I know kids and their parents are trying to squeeze in as many houses and neighborhoods as they can before it gets too late, but I try to talk to them for at least a few seconds, tell them I like their costume, ask them what they think of the candy that Cindy and I have purchased. Sometimes I’ll drop an extra piece or two of candy in a kid’s bucket. It makes me kind of feel a little like Santa Claus, only much younger, thinner and sans hair.

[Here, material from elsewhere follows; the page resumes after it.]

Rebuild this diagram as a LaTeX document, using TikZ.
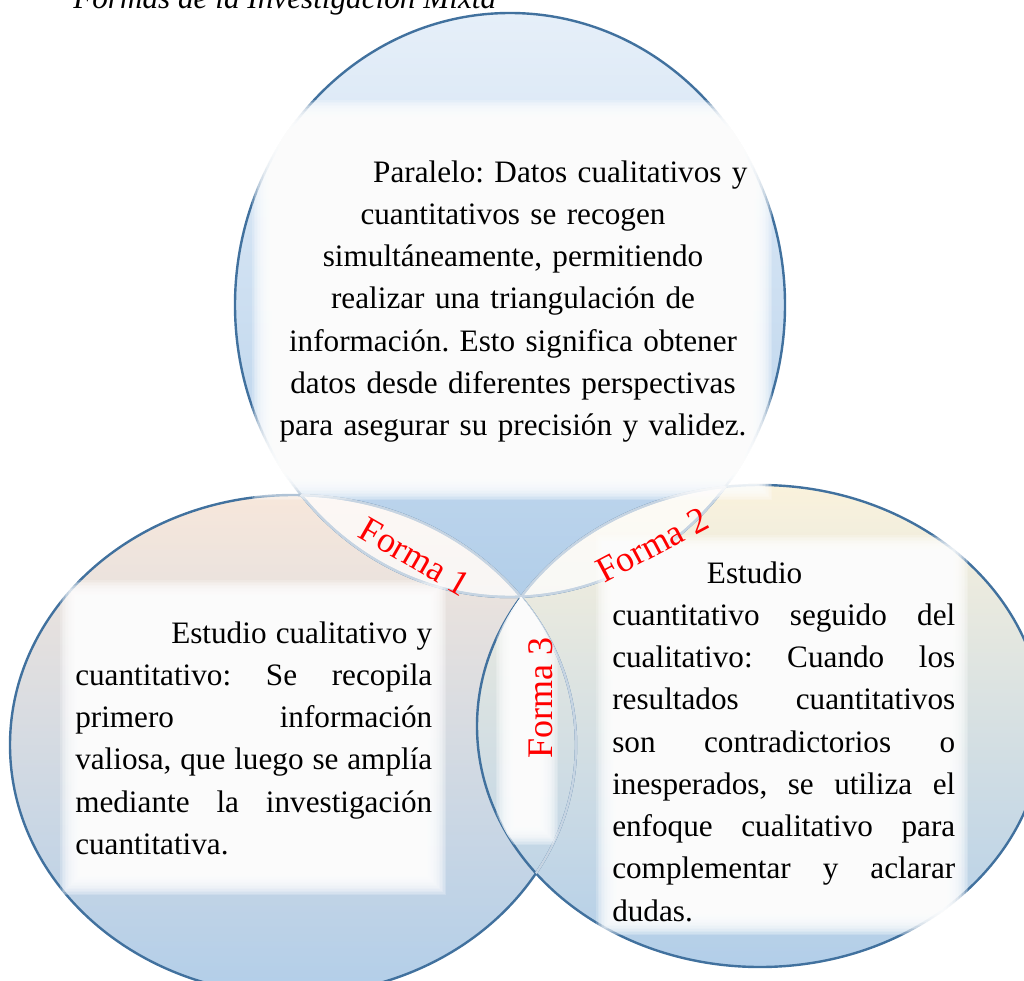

Since 2021 has turned out to be even lousier than 2020, if you can believe that, I really want to spread a little bit of joy in my little corner of the universe. And on Halloween, nothing says “I hope you have a blast tonight” quite like milk chocolate, peanuts, vegetable oil and artificial flavor. I want to see both the young and the young at heart lined up outside our front door. As much as I enjoy sweets, I want that cauldron to be empty by Sunday evening.


So, are you hungry? Have a Snickers. Have five Snickers bars if you want them, because we have two different kinds – traditional, and with almonds – and we’ve got plenty. My dentist might not be grateful if you take them off my hands, but I sure will.